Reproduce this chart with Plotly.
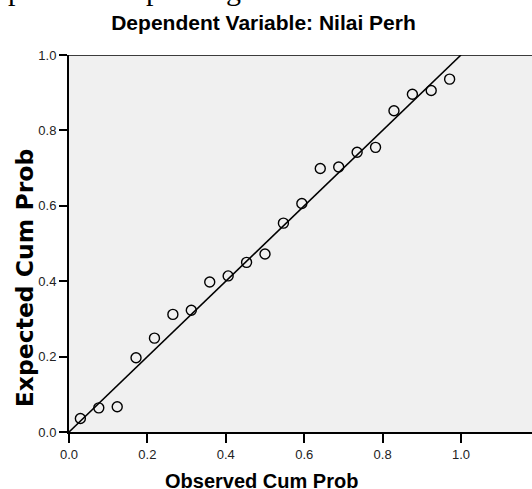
import plotly.graph_objects as go

observed_cum_prob = [0.029, 0.076, 0.123, 0.171, 0.218, 0.265, 0.312, 0.359, 0.406, 0.453,
                     0.500, 0.547, 0.594, 0.641, 0.688, 0.735, 0.782, 0.829, 0.876, 0.924, 0.971]
expected_cum_prob = [0.036, 0.064, 0.067, 0.197, 0.249, 0.312, 0.323, 0.398, 0.414, 0.450,
                     0.472, 0.554, 0.606, 0.699, 0.703, 0.742, 0.755, 0.852, 0.896, 0.906, 0.936]
ref_line_x = [0.0, 1.0]
ref_line_y = [0.0, 1.0]
tick_vals = [0.0, 0.2, 0.4, 0.6, 0.8, 1.0]
tick_text = ["0.0", "0.2", "0.4", "0.6", "0.8", "1.0"]

fig = go.Figure()
fig.add_trace(go.Scatter(x=ref_line_x, y=ref_line_y, mode="lines",
                         line=dict(color="black", width=1.6), hoverinfo="skip",
                         showlegend=False))
fig.add_trace(go.Scatter(x=observed_cum_prob, y=expected_cum_prob, mode="markers",
                         marker=dict(symbol="circle-open", size=10, color="black",
                                     line=dict(width=1.4, color="black")),
                         showlegend=False))

W, H = 532, 489
L, T, B = 69, 54.5, 57
plot_w = W - L
plot_h = H - T - B

def px_x(p):
    return (p - L) / plot_w

def px_y(p):
    return (H - B - p) / plot_h

fig.update_layout(
    width=W, height=H,
    margin=dict(l=L, r=0, t=T, b=B, pad=0),
    paper_bgcolor="white", plot_bgcolor="#f0f0f0",
    font=dict(family="Liberation Sans, Arial, sans-serif", color="black"),
    title=dict(text="<b>Dependent Variable: Nilai Perh</b>", x=263.5 / W, xref="container",
               xanchor="center", y=1 - 23 / H, yanchor="middle",
               font=dict(size=21, color="black")),
)
fig.update_xaxes(range=[0, plot_w / 392.0], tickvals=tick_vals, ticktext=tick_text,
                 ticks="outside", ticklen=9, tickwidth=1.5, tickcolor="black",
                 showline=True, linecolor="black", linewidth=2, showgrid=False,
                 zeroline=False, tickfont=dict(size=13, color="#222"))
fig.update_yaxes(range=[0, 1], tickvals=tick_vals, ticktext=tick_text,
                 ticks="outside", ticklen=8, tickwidth=1.5, tickcolor="black",
                 showline=True, linecolor="black", linewidth=2, showgrid=False,
                 zeroline=False, tickfont=dict(size=13, color="#222"))
fig.add_shape(type="line", xref="paper", yref="y", x0=0, x1=1, y0=1, y1=1,
              line=dict(color="black", width=1.3))

# axis titles
fig.add_annotation(text="<b>Observed Cum Prob</b>", xref="paper", yref="paper",
                   x=px_x(261), y=px_y(481), xanchor="center", yanchor="middle",
                   showarrow=False, font=dict(size=20, color="black"))
fig.add_annotation(text="<b>Expected Cum Prob</b>", xref="paper", yref="paper",
                   x=px_x(25), y=px_y(278), xanchor="center", yanchor="middle",
                   textangle=-90, showarrow=False,
                   font=dict(family="DejaVu Sans", size=23.5, color="black"))

# cropped descenders of a larger heading above the chart
for ch, xp in [("p", 15), ("p", 153), ("g", 233)]:
    fig.add_annotation(text=ch, xref="paper", yref="paper",
                       x=px_x(xp), y=px_y(7),
                       xanchor="center", yanchor="bottom", showarrow=False,
                       font=dict(family="Liberation Serif", size=30, color="black"))

fig.write_html("out.html", config={"displayModeBar": False},
               post_script="document.body.style.margin='0px';")
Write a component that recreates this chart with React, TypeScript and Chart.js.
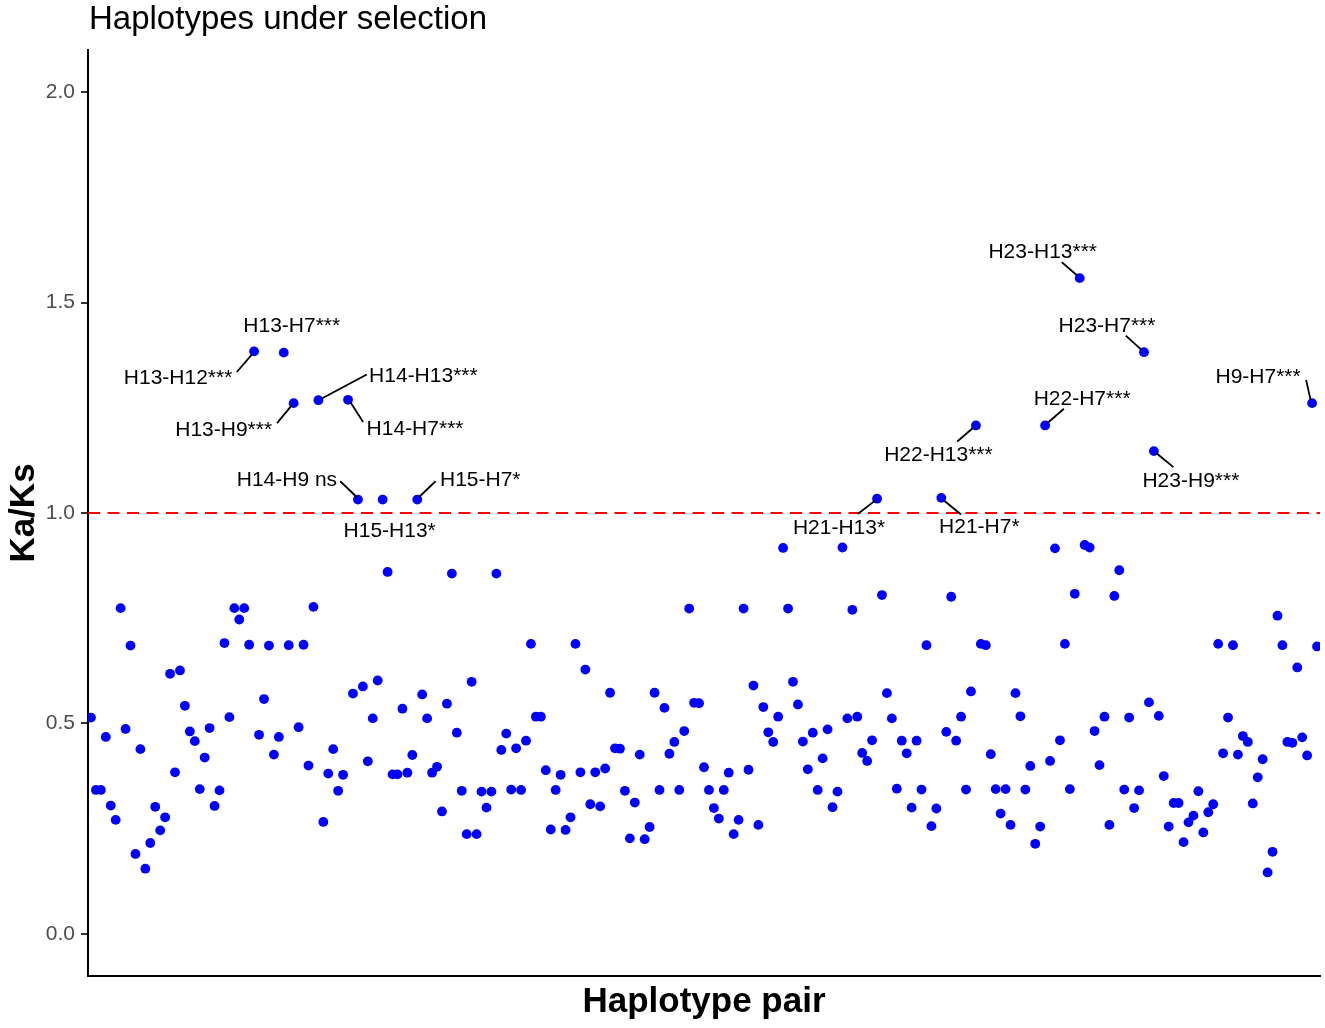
import { useEffect, useRef } from 'react';
import { Chart, registerables, Plugin } from 'chart.js';

Chart.register(...registerables);

const FONT = '"Liberation Sans", Arial, Helvetica, sans-serif';

// haplotype names; pairs are "Hi-Hj" (i > j), sorted as text like the R factor
const haplotypes = [
	'H1', 'H2', 'H3', 'H4', 'H5', 'H6', 'H7', 'H8', 'H9', 'H10', 'H11', 'H12',
	'H13', 'H14', 'H15', 'H16', 'H17', 'H18', 'H19', 'H20', 'H21', 'H22', 'H23'
];
// the figure has 249 points for 253 pairs; which four are absent is a guess
const missingPairs = ['H23-H16', 'H23-H19', 'H4-H3', 'H6-H5'];

// Ka/Ks per pair, in x order
const kaks = [
	0.514, 0.342, 0.342, 0.468, 0.305, 0.271, 0.774, 0.487, 0.685, 0.190,
	0.439, 0.155, 0.216, 0.302, 0.246, 0.277, 0.618, 0.384, 0.626, 0.542,
	0.481, 0.458, 0.344, 0.419, 0.489, 0.304, 0.341, 0.691, 0.515, 0.774,
	0.747, 0.774, 0.687, 1.384, 0.473, 0.558, 0.685, 0.426, 0.468, 1.381,
	0.686, 1.261, 0.491, 0.687, 0.400, 0.777, 1.268, 0.266, 0.381, 0.439,
	0.340, 0.378, 1.269, 0.571, 1.032, 0.588, 0.410, 0.512, 0.602, 1.032,
	0.860, 0.379, 0.379, 0.535, 0.383, 0.425, 1.032, 0.569, 0.512, 0.383,
	0.397, 0.291, 0.547, 0.856, 0.478, 0.340, 0.237, 0.599, 0.237, 0.338,
	0.300, 0.338, 0.856, 0.437, 0.476, 0.343, 0.441, 0.342, 0.459, 0.689,
	0.516, 0.516, 0.389, 0.248, 0.342, 0.378, 0.247, 0.277, 0.689, 0.384,
	0.628, 0.308, 0.384, 0.303, 0.393, 0.573, 0.441, 0.440, 0.340, 0.227,
	0.312, 0.426, 0.225, 0.254, 0.573, 0.342, 0.537, 0.428, 0.456, 0.342,
	0.482, 0.773, 0.549, 0.548, 0.396, 0.342, 0.299, 0.274, 0.342, 0.383,
	0.237, 0.271, 0.773, 0.390, 0.590, 0.259, 0.539, 0.479, 0.456, 0.516,
	0.917, 0.773, 0.599, 0.545, 0.457, 0.391, 0.478, 0.342, 0.417, 0.486,
	0.301, 0.338, 0.918, 0.512, 0.770, 0.516, 0.430, 0.411, 0.460, 1.034,
	0.805, 0.572, 0.512, 0.345, 0.459, 0.429, 0.300, 0.459, 0.343, 0.686,
	0.256, 0.298, 1.036, 0.480, 0.801, 0.459, 0.516, 0.343, 0.576, 1.208,
	0.689, 0.686, 0.427, 0.344, 0.286, 0.344, 0.259, 0.572, 0.517, 0.343,
	0.399, 0.214, 0.255, 1.208, 0.411, 0.916, 0.460, 0.689, 0.344, 0.808,
	1.558, 0.924, 0.918, 0.482, 0.401, 0.516, 0.259, 0.803, 0.864, 0.343,
	0.514, 0.299, 0.341, 1.382, 0.550, 1.147, 0.518, 0.375, 0.255, 0.311,
	0.311, 0.218, 0.265, 0.281, 0.339, 0.241, 0.289, 0.308, 0.689, 0.429,
	0.514, 0.686, 0.426, 0.470, 0.456, 0.310, 0.372, 0.415, 0.146, 0.195,
	0.756, 0.686, 0.456, 0.454, 0.633, 0.467, 0.424, 1.261, 0.683
];

const yTicks = [0, 0.5, 1, 1.5, 2];
const neutral = 1;

// labelled pairs and their significance marks
const labelPairs = [
	'H13-H12', 'H13-H7', 'H13-H9', 'H14-H13', 'H14-H7', 'H14-H9', 'H15-H13', 'H15-H7',
	'H21-H13', 'H21-H7', 'H22-H13', 'H22-H7', 'H23-H13', 'H23-H7', 'H23-H9', 'H9-H7'
];
const labelMarks = [
	'***', '***', '***', '***', '***', ' ns', '*', '*',
	'*', '*', '***', '***', '***', '***', '***', '***'
];

// where each label sits relative to its point (px): text centre, then leader segment
const labelPlacement: { dx: number, dy: number, seg: number[] | null }[] = [
	{ dx: -76, dy: 25, seg: [-2.3, 3.3, -17.3, 20.6] },
	{ dx: 8, dy: -28, seg: null },
	{ dx: -70, dy: 25, seg: [-1.6, 1.7, -16.6, 20] },
	{ dx: 105, dy: -26, seg: [3.4, -1.7, 48.4, -25.7] },
	{ dx: 67, dy: 28, seg: [2.3, 2.3, 15, 22.3] },
	{ dx: -71, dy: -21, seg: [-1, -2.3, -17.7, -18.3] },
	{ dx: 7, dy: 30, seg: null },
	{ dx: 63, dy: -21, seg: [1.6, -2.3, 18.3, -18.3] },
	{ dx: -38, dy: 28, seg: [-1.7, 1.7, -19.3, 15.3] },
	{ dx: 38, dy: 28, seg: [2.4, 2.4, 19.7, 16.7] },
	{ dx: -37.5, dy: 28, seg: [-3, 2.6, -18.7, 16] },
	{ dx: 37, dy: -28, seg: [2.4, -2.4, 18.8, -16.7] },
	{ dx: -37, dy: -28, seg: [-2.6, -2.6, -18, -16] },
	{ dx: -37, dy: -28, seg: [-2.5, -2.3, -18.2, -16.6] },
	{ dx: 37, dy: 28, seg: [2, 1.6, 19.5, 16] },
	{ dx: -54, dy: -28, seg: [-1.5, -3.3, -6, -23.3] },
];

const allPairs: string[] = [];
haplotypes.forEach((a, i) => {
	haplotypes.forEach((b, j) => {
		if (j < i) allPairs.push(`${a}-${b}`);
	});
});
allPairs.sort();
const pairs = allPairs.filter(p => !missingPairs.includes(p));

const annotate: Plugin = {
	id: 'annotate',
	afterDraw(chart) {
		const { ctx, chartArea } = chart;
		const x = chart.scales.x;
		const y = chart.scales.y;
		ctx.save();
		ctx.fillStyle = '#000000';
		ctx.strokeStyle = '#000000';

		// point labels
		ctx.font = `21px ${FONT}`;
		ctx.textAlign = 'center';
		ctx.textBaseline = 'alphabetic';
		ctx.lineWidth = 1.8;
		labelPairs.forEach((pair, k) => {
			const idx = pairs.indexOf(pair);
			if (idx < 0) return;
			const px = x.getPixelForValue(idx);
			const py = y.getPixelForValue(kaks[idx]);
			const pl = labelPlacement[k];
			if (pl.seg) {
				ctx.beginPath();
				ctx.moveTo(px + pl.seg[0], py + pl.seg[1]);
				ctx.lineTo(px + pl.seg[2], py + pl.seg[3]);
				ctx.stroke();
			}
			ctx.fillText(pair + labelMarks[k], px + pl.dx, py + pl.dy + 7.5);
		});

		// title
		ctx.font = `33px ${FONT}`;
		ctx.textAlign = 'left';
		ctx.fillText('Haplotypes under selection', chartArea.left + 1, chartArea.top - 21);

		// axis titles
		ctx.font = `bold 35px ${FONT}`;
		ctx.textAlign = 'center';
		ctx.fillText('Haplotype pair', (chartArea.left + chartArea.right) / 2, chartArea.bottom + 36);
		ctx.translate(34, (chartArea.top + chartArea.bottom) / 2);
		ctx.rotate(-Math.PI / 2);
		ctx.fillText('Ka/Ks', 0, 0);
		ctx.restore();
	}
};

export default function App() {
	const canvasRef = useRef<HTMLCanvasElement | null>(null);

	useEffect(() => {
		if (!canvasRef.current) return;
		const n = pairs.length;
		const chart = new Chart(canvasRef.current, {
			type: 'scatter',
			data: {
				labels: pairs,
				datasets: [
					{
						type: 'line',
						data: [{ x: -0.6, y: neutral }, { x: n - 0.4, y: neutral }],
						borderColor: '#FF0000',
						borderWidth: 2.2,
						borderDash: [12, 7.5],
						pointRadius: 0,
						fill: false,
					},
					{
						type: 'scatter',
						data: kaks.map((v, i) => ({ x: i, y: v })),
						backgroundColor: '#0000FF',
						pointRadius: 4.9,
						pointHoverRadius: 4.9,
						borderWidth: 0,
					}
				]
			},
			options: {
				animation: false,
				responsive: false,
				maintainAspectRatio: false,
				layout: { padding: { top: 50, right: 5, left: 0, bottom: 0 } },
				plugins: {
					legend: { display: false },
					title: { display: false },
					tooltip: { enabled: false },
				},
				scales: {
					x: {
						type: 'linear',
						min: -0.6,
						max: n - 0.4,
						grid: { display: false },
						ticks: { display: false },
						border: { display: true, color: '#000000', width: 2 },
						afterFit: (s: any) => { s.height = 52; },
					},
					y: {
						type: 'linear',
						min: -0.1,
						max: 2.1,
						afterBuildTicks: (s: any) => { s.ticks = yTicks.map(v => ({ value: v })); },
						ticks: {
							color: '#4D4D4D',
							font: { size: 21, family: FONT },
							padding: 6,
							callback: (v: any) => Number(v).toFixed(1),
						},
						grid: {
							display: true,
							drawOnChartArea: false,
							drawTicks: true,
							tickLength: 7,
							color: '#333333',
							lineWidth: 2,
						},
						border: { display: true, color: '#000000', width: 2 },
						afterFit: (s: any) => { s.width = 88; },
					}
				}
			},
			plugins: [annotate]
		});
		return () => {
			chart.destroy();
		};
	}, []);

	return (
		<div style={{ position: 'absolute', left: 0, top: 0, width: 1325, height: 1028, background: '#ffffff' }}>
			<canvas ref={canvasRef} width={1325} height={1028} />
		</div>
	);
}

:::

**TASK STATEMENT:** Pick out each line containing "with" and report it.

**SOLUTION FOR THIS TASK:**
Reproduce this chart with Plotly.
Write a component that recreates this chart with React, TypeScript and Chart.js.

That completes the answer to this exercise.